Monday, 10 May 2010

no tame pets


In the aftermath of yesterday's services, I received this morning an e-mail from a visitor who had shared with us in our worship. In it he included this quotation from Eugene Peterson, which he felt was very applicable.

"The task of a prophet is not to smooth things over but to make things right. The function of religion is not to make people feel good but to make them good.

"Love? Yes, God loves us. But his love is passionate and seeks faithful, committed love in return.

"God does not want tame pets to fondle and feed; he wants mature, free people who will respond to him in authentic individuality. For that to happen there must be honesty and truth. The self must be toppled from its pedestal. There must be pure hearts and clear intelligence, confession of sin and commitment in faith. ...

"What (the prophet) did fear was worship without astonishment, religion without commitment. He feared getting what he wanted and missing what God wanted. It is still the only thing worthy of our fear."

Peterson always writes well. His every sentence is crafted with the care and skill of an artist. And he knows how to hit the mark with what he says.

God does not want tame pets to fondle and feed. Put that alongside what he later says in regard to the prophet's fear - he feared getting what he wanted and missing what God wanted - and you're touching on things that are right at the heart of our living.

What sort of person is God intent on making me? And how, in the end of the day, will my life be simply summarised? What will be the epitaph writ large across my tomb?

A tame pet? God forbid.

He got what he wanted, but missed what God had desired? God forbid.

Much of today has been spent in preparing for a service of thanksgiving for the life of a lady who died last week. So these are the sort of big issues with which I've been preoccupied today.

The order of service needed printing. Prepared, produced and printed. It all takes time. But the time it takes affords the chance to think about the life we'll be remembering.

And the need to give time to prepare the address, as well, obliges me to give some long reflection to just how this lady lived. I ponder the Scriptures at length. I'm trying to find a match between the Scriptures and this lady's way of life. I'm trying to hear God's word to us and what he means to say.

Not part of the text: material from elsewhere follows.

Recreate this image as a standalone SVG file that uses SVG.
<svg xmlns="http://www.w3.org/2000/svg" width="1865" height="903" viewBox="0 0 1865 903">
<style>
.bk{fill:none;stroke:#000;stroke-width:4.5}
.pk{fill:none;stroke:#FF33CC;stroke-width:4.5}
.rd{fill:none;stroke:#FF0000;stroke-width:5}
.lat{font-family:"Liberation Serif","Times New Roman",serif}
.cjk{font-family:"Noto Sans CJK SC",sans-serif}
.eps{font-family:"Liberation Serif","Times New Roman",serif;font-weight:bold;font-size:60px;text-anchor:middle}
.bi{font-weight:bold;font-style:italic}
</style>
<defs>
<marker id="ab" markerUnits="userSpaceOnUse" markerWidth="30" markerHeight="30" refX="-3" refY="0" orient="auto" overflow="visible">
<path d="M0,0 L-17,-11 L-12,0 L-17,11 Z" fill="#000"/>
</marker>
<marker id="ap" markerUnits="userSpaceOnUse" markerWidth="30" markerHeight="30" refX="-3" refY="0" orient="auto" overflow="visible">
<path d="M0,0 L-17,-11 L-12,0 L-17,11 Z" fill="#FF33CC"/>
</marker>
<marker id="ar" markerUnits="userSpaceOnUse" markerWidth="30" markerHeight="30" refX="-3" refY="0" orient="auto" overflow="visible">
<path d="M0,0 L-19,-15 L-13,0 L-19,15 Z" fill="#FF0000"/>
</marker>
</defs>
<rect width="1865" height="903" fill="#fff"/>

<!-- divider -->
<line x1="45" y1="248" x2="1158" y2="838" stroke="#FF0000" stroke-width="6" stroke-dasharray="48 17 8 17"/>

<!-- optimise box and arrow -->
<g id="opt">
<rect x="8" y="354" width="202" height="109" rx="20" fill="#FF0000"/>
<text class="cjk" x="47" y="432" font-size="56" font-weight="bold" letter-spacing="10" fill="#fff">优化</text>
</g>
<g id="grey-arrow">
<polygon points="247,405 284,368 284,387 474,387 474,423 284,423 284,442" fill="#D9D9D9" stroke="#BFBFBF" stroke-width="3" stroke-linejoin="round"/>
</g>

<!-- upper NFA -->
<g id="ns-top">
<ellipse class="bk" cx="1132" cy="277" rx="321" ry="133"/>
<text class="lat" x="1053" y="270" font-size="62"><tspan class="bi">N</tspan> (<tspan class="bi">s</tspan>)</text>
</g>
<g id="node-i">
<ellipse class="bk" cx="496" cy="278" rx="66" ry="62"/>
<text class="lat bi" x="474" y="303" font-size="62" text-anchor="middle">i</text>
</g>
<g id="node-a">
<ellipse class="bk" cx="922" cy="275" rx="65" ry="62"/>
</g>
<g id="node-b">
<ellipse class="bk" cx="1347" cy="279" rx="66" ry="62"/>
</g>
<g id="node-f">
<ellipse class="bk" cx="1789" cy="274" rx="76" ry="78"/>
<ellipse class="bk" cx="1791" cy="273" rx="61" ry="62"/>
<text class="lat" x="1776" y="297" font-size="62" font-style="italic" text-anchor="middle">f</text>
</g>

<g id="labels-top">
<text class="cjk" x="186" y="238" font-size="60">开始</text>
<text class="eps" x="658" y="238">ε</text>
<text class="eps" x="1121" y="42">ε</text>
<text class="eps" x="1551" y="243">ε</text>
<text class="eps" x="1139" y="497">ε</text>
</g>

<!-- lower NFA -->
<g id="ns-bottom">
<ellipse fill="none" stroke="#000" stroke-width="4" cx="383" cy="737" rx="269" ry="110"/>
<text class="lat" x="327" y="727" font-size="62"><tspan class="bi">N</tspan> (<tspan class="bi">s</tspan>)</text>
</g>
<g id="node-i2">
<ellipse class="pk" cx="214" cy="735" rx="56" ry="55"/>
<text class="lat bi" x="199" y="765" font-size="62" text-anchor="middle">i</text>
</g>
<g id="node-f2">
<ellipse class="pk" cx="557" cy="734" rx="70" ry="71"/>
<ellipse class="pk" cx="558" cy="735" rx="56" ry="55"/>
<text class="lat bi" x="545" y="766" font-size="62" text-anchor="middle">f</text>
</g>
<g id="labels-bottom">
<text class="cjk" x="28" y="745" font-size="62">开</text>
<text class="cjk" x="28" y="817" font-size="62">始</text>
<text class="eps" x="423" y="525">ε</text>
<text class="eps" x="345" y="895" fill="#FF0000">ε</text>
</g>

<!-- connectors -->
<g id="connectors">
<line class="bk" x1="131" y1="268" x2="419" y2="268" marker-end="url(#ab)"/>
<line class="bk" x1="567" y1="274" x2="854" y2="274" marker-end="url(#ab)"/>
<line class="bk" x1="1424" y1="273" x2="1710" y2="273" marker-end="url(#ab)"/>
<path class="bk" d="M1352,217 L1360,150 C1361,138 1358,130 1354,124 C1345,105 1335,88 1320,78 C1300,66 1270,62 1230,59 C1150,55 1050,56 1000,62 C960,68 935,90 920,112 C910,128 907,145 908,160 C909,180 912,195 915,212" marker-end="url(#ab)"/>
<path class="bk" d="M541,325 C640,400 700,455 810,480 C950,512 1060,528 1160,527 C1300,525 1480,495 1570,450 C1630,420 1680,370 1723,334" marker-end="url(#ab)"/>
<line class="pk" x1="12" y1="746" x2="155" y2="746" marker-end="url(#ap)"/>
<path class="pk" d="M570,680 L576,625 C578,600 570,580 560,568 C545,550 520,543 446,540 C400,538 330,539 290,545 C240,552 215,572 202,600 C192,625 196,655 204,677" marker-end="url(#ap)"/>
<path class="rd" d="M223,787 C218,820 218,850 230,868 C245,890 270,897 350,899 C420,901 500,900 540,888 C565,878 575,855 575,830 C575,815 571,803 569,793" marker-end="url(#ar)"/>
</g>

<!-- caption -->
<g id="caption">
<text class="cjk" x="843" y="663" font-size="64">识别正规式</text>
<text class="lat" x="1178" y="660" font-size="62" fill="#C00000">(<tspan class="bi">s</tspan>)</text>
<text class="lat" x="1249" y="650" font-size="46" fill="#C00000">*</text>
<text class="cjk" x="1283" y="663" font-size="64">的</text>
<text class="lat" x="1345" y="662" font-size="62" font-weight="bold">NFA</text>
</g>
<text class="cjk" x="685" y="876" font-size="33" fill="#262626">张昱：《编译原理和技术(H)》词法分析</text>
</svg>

Addresses like this are more than just a run-through of a person's life. It's worship we engage in, and it's God we mean to meet. It's his word that we're there to hear, and at this time when all of us are bound to reconsider our mortality, his word is what we need to hear.

The lady who died was 96. There's a lot of ground to cover and she wanted something simple. The full-length big biography will have to wait!

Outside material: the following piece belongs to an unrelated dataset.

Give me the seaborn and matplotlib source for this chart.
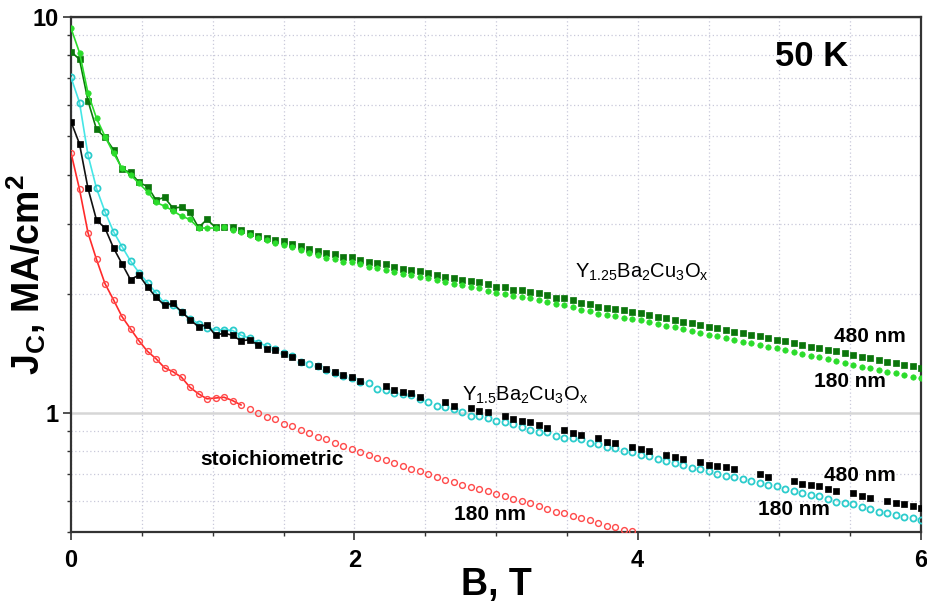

I find myself being driven back - almost, I have to say, despite myself - to read in the letter to Titus. It seems God means that I should speak about what Paul says is "the grace of God that brings salvation" and which has now appeared to all.

It's a passage which speaks about the "blessed hope" we have in Jesus, "who gave himself for us to redeem us from all wickedness and to purify for himself a people that are his very own, eager to do what is good."

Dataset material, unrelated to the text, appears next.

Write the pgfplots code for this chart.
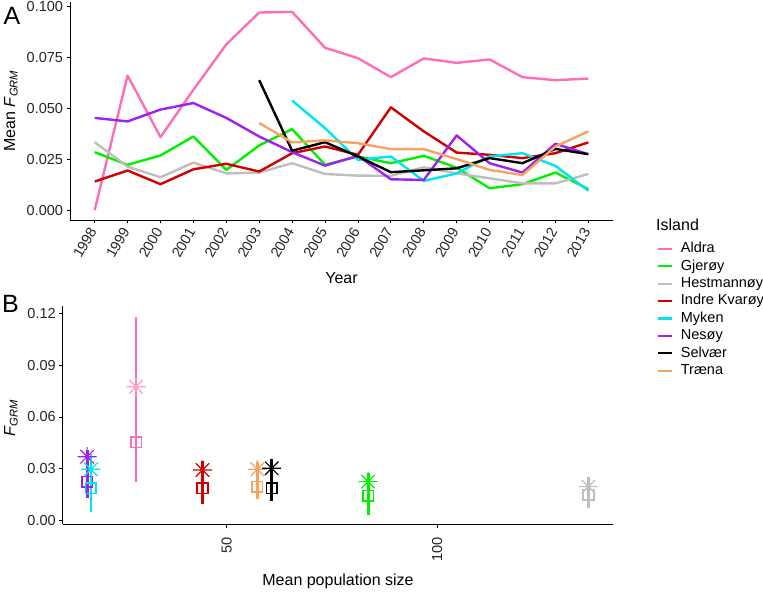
\documentclass[border=0pt]{standalone}
\usepackage{fontspec}
\setmainfont{Liberation Sans}
\usepackage{pgfplots}
\pgfplotsset{compat=1.18}

\definecolor{aldra}{HTML}{FF6EB4}
\definecolor{gjeroy}{HTML}{00F000}
\definecolor{hestm}{HTML}{BEBEBE}
\definecolor{indre}{HTML}{D40000}
\definecolor{myken}{HTML}{00E5EE}
\definecolor{nesoy}{HTML}{A020F0}
\definecolor{selvaer}{HTML}{000000}
\definecolor{traena}{HTML}{F4A460}

% 8-armed asterisk, like R's pch 8
\pgfdeclareplotmark{ast8}{%
  \pgfpathmoveto{\pgfqpoint{-\pgfplotmarksize}{0pt}}%
  \pgfpathlineto{\pgfqpoint{\pgfplotmarksize}{0pt}}%
  \pgfpathmoveto{\pgfqpoint{0pt}{-\pgfplotmarksize}}%
  \pgfpathlineto{\pgfqpoint{0pt}{\pgfplotmarksize}}%
  \pgfpathmoveto{\pgfqpoint{-.707\pgfplotmarksize}{-.707\pgfplotmarksize}}%
  \pgfpathlineto{\pgfqpoint{.707\pgfplotmarksize}{.707\pgfplotmarksize}}%
  \pgfpathmoveto{\pgfqpoint{-.707\pgfplotmarksize}{.707\pgfplotmarksize}}%
  \pgfpathlineto{\pgfqpoint{.707\pgfplotmarksize}{-.707\pgfplotmarksize}}%
  \pgfusepathqstroke}

\pgfplotsset{
  ggclassic/.style={
    scale only axis,
    anchor=south west,
    axis lines=left,
    axis line style={-, line width=0.9pt},
    tick align=outside,
    major tick length=3.5pt,
    tick style={line width=0.9pt, black},
    ticklabel style={font=\fontsize{14.5}{16}\selectfont, text=black!85},
    /pgf/number format/assume math mode=true,
    scaled ticks=false,
    clip=false,
  },
  ebar/.style={line width=2.8pt},
  sqm/.style={only marks, mark=square, mark size=5.3pt, mark options={line width=1.6pt}},
  stm/.style={only marks, mark=ast8, mark size=9.5pt, mark options={line width=1.2pt}},
}

\begin{document}
\begin{tikzpicture}[x=1pt,y=1pt]
\useasboundingbox (0,0) rectangle (763,594);

% ---------- panel A ----------
\begin{axis}[ggclassic,
  at={(70pt,374pt)}, width=543pt, height=218pt,
  xmin=1997.25, xmax=2013.75, ymin=-0.00486, ymax=0.10206,
  xtick={1998,1999,2000,2001,2002,2003,2004,2005,2006,2007,2008,2009,2010,2011,2012,2013},
  ytick={0,0.025,0.05,0.075,0.1},
  xticklabel style={rotate=60, anchor=east, /pgf/number format/1000 sep={}},
  xticklabel shift=2pt,
  yticklabel style={/pgf/number format/fixed, /pgf/number format/fixed zerofill,
    /pgf/number format/precision=3},
  every axis plot/.append style={line width=2.4pt, line join=round},
  legend cell align=left,
  legend image code/.code={\draw[#1, line width=2.2pt] (0pt,0pt) -- (14pt,0pt);},
  legend style={at={(axis description cs:1.0805,-0.095)}, anchor=north west,
    draw=none, fill=none, inner sep=0pt, outer sep=0pt, row sep=0.9pt, column sep=7pt,
    font=\fontsize{14.5}{16}\selectfont,
    nodes={inner sep=1pt, text height=11pt, text depth=3.5pt}},
]
\addplot[aldra] coordinates {(1998,0.000) (1999,0.0660) (2000,0.0358) (2001,0.0590)
  (2002,0.0813) (2003,0.0969) (2004,0.0972) (2005,0.0796) (2006,0.0745) (2007,0.0652)
  (2008,0.0744) (2009,0.0722) (2010,0.0739) (2011,0.0652) (2012,0.0637) (2013,0.0645)};
\addlegendentry{Aldra}
\addplot[gjeroy] coordinates {(1998,0.0284) (1999,0.0222) (2000,0.0268) (2001,0.0361)
  (2002,0.0197) (2003,0.0317) (2004,0.0397) (2005,0.0222) (2006,0.0263) (2007,0.0230)
  (2008,0.0266) (2009,0.0208) (2010,0.0107) (2011,0.0127) (2012,0.0184) (2013,0.0103)};
\addlegendentry{Gjerøy}
\addplot[hestm] coordinates {(1998,0.0333) (1999,0.0213) (2000,0.0161) (2001,0.0233)
  (2002,0.0180) (2003,0.0184) (2004,0.0230) (2005,0.0177) (2006,0.0169) (2007,0.0168)
  (2008,0.0210) (2009,0.0180) (2010,0.0156) (2011,0.0131) (2012,0.0131) (2013,0.0177)};
\addlegendentry{Hestmannøy}
\addplot[indre] coordinates {(1998,0.0140) (1999,0.0194) (2000,0.0127) (2001,0.0200)
  (2002,0.0227) (2003,0.0189) (2004,0.0279) (2005,0.0312) (2006,0.0271) (2007,0.0504)
  (2008,0.0386) (2009,0.0282) (2010,0.0271) (2011,0.0255) (2012,0.0279) (2013,0.0332)};
\addlegendentry{Indre Kvarøy}
\addplot[myken] coordinates {(2004,0.0537) (2005,0.0402) (2006,0.0246) (2007,0.0263)
  (2008,0.0143) (2009,0.0180) (2010,0.0263) (2011,0.0279) (2012,0.0217) (2013,0.0095)};
\addlegendentry{Myken}
\addplot[nesoy] coordinates {(1998,0.0452) (1999,0.0435) (2000,0.0493) (2001,0.0525)
  (2002,0.0452) (2003,0.0361) (2004,0.0284) (2005,0.0218) (2006,0.0266) (2007,0.0151)
  (2008,0.0148) (2009,0.0366) (2010,0.0230) (2011,0.0184) (2012,0.0325) (2013,0.0274)};
\addlegendentry{Nesøy}
\addplot[selvaer] coordinates {(2003,0.0637) (2004,0.0291) (2005,0.0333) (2006,0.0263)
  (2007,0.0186) (2008,0.0195) (2009,0.0205) (2010,0.0255) (2011,0.0230) (2012,0.0300)
  (2013,0.0274)};
\addlegendentry{Selvær}
\addplot[traena] coordinates {(2003,0.0427) (2004,0.0332) (2005,0.0342) (2006,0.0328)
  (2007,0.0299) (2008,0.0299) (2009,0.0250) (2010,0.0197) (2011,0.0172) (2012,0.0312)
  (2013,0.0386)};
\addlegendentry{Træna}
\end{axis}

% ---------- panel B ----------
\begin{axis}[ggclassic,
  at={(62.7pt,69.7pt)}, width=550.6pt, height=218.3pt,
  xmin=11.1, xmax=141.8, ymin=-0.0021, ymax=0.1242,
  xtick={50,100}, ytick={0,0.03,0.06,0.09,0.12},
  xticklabel style={rotate=90, anchor=east},
  xticklabel shift=6pt,
  yticklabel style={/pgf/number format/fixed, /pgf/number format/fixed zerofill,
    /pgf/number format/precision=2},
]
% Nesøy
\addplot[nesoy, ebar] coordinates {(16.9,0.0130) (16.9,0.0410)};
\addplot[nesoy, sqm] coordinates {(16.9,0.0224)};
\addplot[nesoy, stm] coordinates {(16.9,0.0370)};
% Myken
\addplot[myken, ebar] coordinates {(17.8,0.0052) (17.8,0.0385)};
\addplot[myken, sqm] coordinates {(17.8,0.0187)};
\addplot[myken, stm] coordinates {(17.8,0.0297)};
% Aldra
\addplot[aldra, ebar] coordinates {(28.5,0.0226) (28.5,0.1180)};
\addplot[aldra, sqm] coordinates {(28.5,0.0454)};
\addplot[aldra!70, stm] coordinates {(28.5,0.0775)};
% Indre Kvarøy
\addplot[indre, ebar] coordinates {(44.3,0.0097) (44.3,0.0345)};
\addplot[indre, sqm] coordinates {(44.3,0.0187)};
\addplot[indre, stm] coordinates {(44.3,0.0293)};
% Træna
\addplot[traena, ebar] coordinates {(57.3,0.0124) (57.3,0.0340)};
\addplot[traena, sqm] coordinates {(57.3,0.0197)};
\addplot[traena, stm] coordinates {(57.3,0.0297)};
% Selvær
\addplot[selvaer, ebar] coordinates {(60.7,0.0116) (60.7,0.0357)};
\addplot[selvaer, sqm] coordinates {(60.7,0.0187)};
\addplot[selvaer, stm] coordinates {(60.7,0.0303)};
% Gjerøy
\addplot[gjeroy, ebar] coordinates {(83.6,0.0033) (83.6,0.0274)};
\addplot[gjeroy, sqm] coordinates {(83.6,0.0143)};
\addplot[gjeroy, stm] coordinates {(83.6,0.0226)};
% Hestmannøy
\addplot[hestm, ebar] coordinates {(135.9,0.0072) (135.9,0.0255)};
\addplot[hestm, sqm] coordinates {(135.9,0.0149)};
\addplot[hestm, stm] coordinates {(135.9,0.0197)};
\end{axis}

% ---------- titles, labels, tags ----------
\begin{scope}[every node/.style={inner sep=0pt}]
\node[font=\fontsize{25}{28}\selectfont] at (12,578) {A};
\node[font=\fontsize{25}{28}\selectfont] at (10.5,290) {B};
\node[font=\fontsize{16}{18}\selectfont] at (341.5,316) {Year};
\node[font=\fontsize{16}{18}\selectfont] at (338,12.3) {Mean population size};
\node[font=\fontsize{16}{18}\selectfont, rotate=90] at (11,483)
  {Mean \textit{F}\textsubscript{\textit{GRM}}};
\node[font=\fontsize{16}{18}\selectfont, rotate=90] at (11,176)
  {\textit{F}\textsubscript{\textit{GRM}}};
\node[font=\fontsize{16}{18}\selectfont, anchor=base west] at (656,363.3) {Island};
\end{scope}
\end{tikzpicture}
\end{document}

I'm remembering again what Peterson said. "The function of religion is not to make people feel good but to make them good."

And I'm thinking about this lady as well, and all the different facets of her life. The life of one who trusted in God. And I'm reading what Paul insists on in the pastors he appoints -

"I want you to stress these things, so that those who have trusted in God may be careful to devote themselves to doing what is good."

In many ways that's just exactly whay this woman did. Throughout her whole long life.

It's striking as I ponder again and again the whole of this letter to Titus - it's striking to see how repeatedly this is the note that is struck. This living our lives in such a way that we're devoted to doing good.

That's what Jesus was like in the way he lived his life. "God anointed Jesus of Nazareth with the Holy Spirit and power and .. he went around doing good.."

Life lived his way. In accordance with his truth. In the likeness of his Son. By the power of his Spirit.

He doesn't want tame pets to fondle and to feed. It's mature, free people he wants, people who'll respond to him in authentic individuality.

God preserve me from ever becoming a tame and timid pet!